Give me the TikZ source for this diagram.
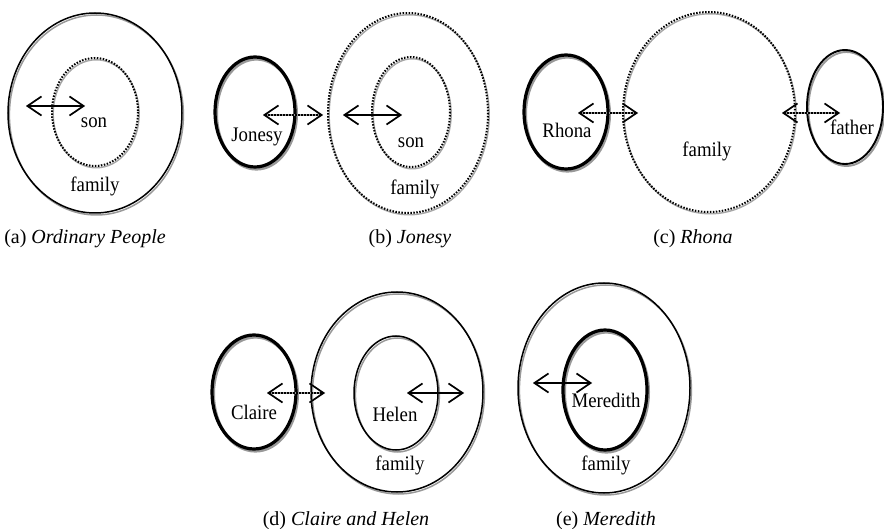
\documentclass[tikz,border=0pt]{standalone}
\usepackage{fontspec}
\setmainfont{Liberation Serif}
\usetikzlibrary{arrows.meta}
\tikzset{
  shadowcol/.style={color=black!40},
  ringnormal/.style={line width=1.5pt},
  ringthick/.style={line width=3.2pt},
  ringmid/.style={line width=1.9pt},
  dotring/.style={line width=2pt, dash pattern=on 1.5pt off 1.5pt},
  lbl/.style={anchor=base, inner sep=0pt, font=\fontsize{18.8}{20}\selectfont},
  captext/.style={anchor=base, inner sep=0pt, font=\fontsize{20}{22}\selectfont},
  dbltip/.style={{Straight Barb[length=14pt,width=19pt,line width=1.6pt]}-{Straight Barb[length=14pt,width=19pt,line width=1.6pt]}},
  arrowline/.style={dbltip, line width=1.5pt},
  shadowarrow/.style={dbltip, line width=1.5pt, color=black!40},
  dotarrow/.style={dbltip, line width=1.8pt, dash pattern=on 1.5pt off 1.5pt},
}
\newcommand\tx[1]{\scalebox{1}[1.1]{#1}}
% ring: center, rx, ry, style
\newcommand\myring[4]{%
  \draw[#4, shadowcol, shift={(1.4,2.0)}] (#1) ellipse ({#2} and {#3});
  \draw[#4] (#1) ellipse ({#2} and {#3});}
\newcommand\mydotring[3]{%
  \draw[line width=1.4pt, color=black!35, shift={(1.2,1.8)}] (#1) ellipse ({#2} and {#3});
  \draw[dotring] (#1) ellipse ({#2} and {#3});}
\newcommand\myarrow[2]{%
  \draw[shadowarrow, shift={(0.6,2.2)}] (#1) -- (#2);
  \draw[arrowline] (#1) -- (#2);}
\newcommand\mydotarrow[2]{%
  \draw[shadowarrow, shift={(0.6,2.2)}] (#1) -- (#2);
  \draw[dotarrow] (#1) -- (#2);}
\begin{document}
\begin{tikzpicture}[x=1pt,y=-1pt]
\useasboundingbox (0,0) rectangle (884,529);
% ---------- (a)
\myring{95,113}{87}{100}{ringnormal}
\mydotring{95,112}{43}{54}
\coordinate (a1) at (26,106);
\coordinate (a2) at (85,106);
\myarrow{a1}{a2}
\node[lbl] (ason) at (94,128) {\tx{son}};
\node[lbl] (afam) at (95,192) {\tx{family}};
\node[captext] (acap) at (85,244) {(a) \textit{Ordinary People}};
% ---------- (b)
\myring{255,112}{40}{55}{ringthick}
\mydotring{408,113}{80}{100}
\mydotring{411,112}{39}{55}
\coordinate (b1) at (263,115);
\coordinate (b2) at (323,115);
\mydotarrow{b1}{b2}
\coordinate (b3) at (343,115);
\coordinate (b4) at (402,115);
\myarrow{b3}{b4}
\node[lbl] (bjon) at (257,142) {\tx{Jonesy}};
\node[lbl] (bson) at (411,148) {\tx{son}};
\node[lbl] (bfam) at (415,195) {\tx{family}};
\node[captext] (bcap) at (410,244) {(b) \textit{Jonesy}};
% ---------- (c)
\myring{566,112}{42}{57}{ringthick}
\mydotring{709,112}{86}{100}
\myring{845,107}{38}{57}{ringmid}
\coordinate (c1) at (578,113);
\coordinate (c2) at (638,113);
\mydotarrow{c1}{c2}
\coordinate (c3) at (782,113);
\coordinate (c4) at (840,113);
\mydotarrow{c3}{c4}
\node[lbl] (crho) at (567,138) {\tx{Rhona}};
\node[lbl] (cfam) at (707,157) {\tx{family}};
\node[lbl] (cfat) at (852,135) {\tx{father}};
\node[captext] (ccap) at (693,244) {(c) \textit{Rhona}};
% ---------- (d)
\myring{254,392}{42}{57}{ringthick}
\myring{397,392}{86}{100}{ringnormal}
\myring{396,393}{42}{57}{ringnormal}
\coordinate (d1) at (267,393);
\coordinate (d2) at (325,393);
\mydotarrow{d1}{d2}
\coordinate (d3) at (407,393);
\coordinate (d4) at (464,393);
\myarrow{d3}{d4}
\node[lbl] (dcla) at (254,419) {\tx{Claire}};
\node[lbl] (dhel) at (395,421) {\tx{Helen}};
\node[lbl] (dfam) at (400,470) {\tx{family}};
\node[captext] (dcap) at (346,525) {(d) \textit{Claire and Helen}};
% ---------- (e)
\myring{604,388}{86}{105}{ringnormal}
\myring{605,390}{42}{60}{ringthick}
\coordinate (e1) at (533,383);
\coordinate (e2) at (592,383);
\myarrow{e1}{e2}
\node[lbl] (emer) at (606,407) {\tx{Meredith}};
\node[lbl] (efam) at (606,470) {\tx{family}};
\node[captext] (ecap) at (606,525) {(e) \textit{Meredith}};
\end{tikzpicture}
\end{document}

= What the task requires =
Without the pictures, copy the material exactly as given.

= Response to this task =
Give me the TikZ source for this diagram.
\documentclass[tikz,border=0pt]{standalone}
\usepackage{fontspec}
\setmainfont{Liberation Serif}
\usetikzlibrary{arrows.meta}
\tikzset{
  shadowcol/.style={color=black!40},
  ringnormal/.style={line width=1.5pt},
  ringthick/.style={line width=3.2pt},
  ringmid/.style={line width=1.9pt},
  dotring/.style={line width=2pt, dash pattern=on 1.5pt off 1.5pt},
  lbl/.style={anchor=base, inner sep=0pt, font=\fontsize{18.8}{20}\selectfont},
  captext/.style={anchor=base, inner sep=0pt, font=\fontsize{20}{22}\selectfont},
  dbltip/.style={{Straight Barb[length=14pt,width=19pt,line width=1.6pt]}-{Straight Barb[length=14pt,width=19pt,line width=1.6pt]}},
  arrowline/.style={dbltip, line width=1.5pt},
  shadowarrow/.style={dbltip, line width=1.5pt, color=black!40},
  dotarrow/.style={dbltip, line width=1.8pt, dash pattern=on 1.5pt off 1.5pt},
}
\newcommand\tx[1]{\scalebox{1}[1.1]{#1}}
% ring: center, rx, ry, style
\newcommand\myring[4]{%
  \draw[#4, shadowcol, shift={(1.4,2.0)}] (#1) ellipse ({#2} and {#3});
  \draw[#4] (#1) ellipse ({#2} and {#3});}
\newcommand\mydotring[3]{%
  \draw[line width=1.4pt, color=black!35, shift={(1.2,1.8)}] (#1) ellipse ({#2} and {#3});
  \draw[dotring] (#1) ellipse ({#2} and {#3});}
\newcommand\myarrow[2]{%
  \draw[shadowarrow, shift={(0.6,2.2)}] (#1) -- (#2);
  \draw[arrowline] (#1) -- (#2);}
\newcommand\mydotarrow[2]{%
  \draw[shadowarrow, shift={(0.6,2.2)}] (#1) -- (#2);
  \draw[dotarrow] (#1) -- (#2);}
\begin{document}
\begin{tikzpicture}[x=1pt,y=-1pt]
\useasboundingbox (0,0) rectangle (884,529);
% ---------- (a)
\myring{95,113}{87}{100}{ringnormal}
\mydotring{95,112}{43}{54}
\coordinate (a1) at (26,106);
\coordinate (a2) at (85,106);
\myarrow{a1}{a2}
\node[lbl] (ason) at (94,128) {\tx{son}};
\node[lbl] (afam) at (95,192) {\tx{family}};
\node[captext] (acap) at (85,244) {(a) \textit{Ordinary People}};
% ---------- (b)
\myring{255,112}{40}{55}{ringthick}
\mydotring{408,113}{80}{100}
\mydotring{411,112}{39}{55}
\coordinate (b1) at (263,115);
\coordinate (b2) at (323,115);
\mydotarrow{b1}{b2}
\coordinate (b3) at (343,115);
\coordinate (b4) at (402,115);
\myarrow{b3}{b4}
\node[lbl] (bjon) at (257,142) {\tx{Jonesy}};
\node[lbl] (bson) at (411,148) {\tx{son}};
\node[lbl] (bfam) at (415,195) {\tx{family}};
\node[captext] (bcap) at (410,244) {(b) \textit{Jonesy}};
% ---------- (c)
\myring{566,112}{42}{57}{ringthick}
\mydotring{709,112}{86}{100}
\myring{845,107}{38}{57}{ringmid}
\coordinate (c1) at (578,113);
\coordinate (c2) at (638,113);
\mydotarrow{c1}{c2}
\coordinate (c3) at (782,113);
\coordinate (c4) at (840,113);
\mydotarrow{c3}{c4}
\node[lbl] (crho) at (567,138) {\tx{Rhona}};
\node[lbl] (cfam) at (707,157) {\tx{family}};
\node[lbl] (cfat) at (852,135) {\tx{father}};
\node[captext] (ccap) at (693,244) {(c) \textit{Rhona}};
% ---------- (d)
\myring{254,392}{42}{57}{ringthick}
\myring{397,392}{86}{100}{ringnormal}
\myring{396,393}{42}{57}{ringnormal}
\coordinate (d1) at (267,393);
\coordinate (d2) at (325,393);
\mydotarrow{d1}{d2}
\coordinate (d3) at (407,393);
\coordinate (d4) at (464,393);
\myarrow{d3}{d4}
\node[lbl] (dcla) at (254,419) {\tx{Claire}};
\node[lbl] (dhel) at (395,421) {\tx{Helen}};
\node[lbl] (dfam) at (400,470) {\tx{family}};
\node[captext] (dcap) at (346,525) {(d) \textit{Claire and Helen}};
% ---------- (e)
\myring{604,388}{86}{105}{ringnormal}
\myring{605,390}{42}{60}{ringthick}
\coordinate (e1) at (533,383);
\coordinate (e2) at (592,383);
\myarrow{e1}{e2}
\node[lbl] (emer) at (606,407) {\tx{Meredith}};
\node[lbl] (efam) at (606,470) {\tx{family}};
\node[captext] (ecap) at (606,525) {(e) \textit{Meredith}};
\end{tikzpicture}
\end{document}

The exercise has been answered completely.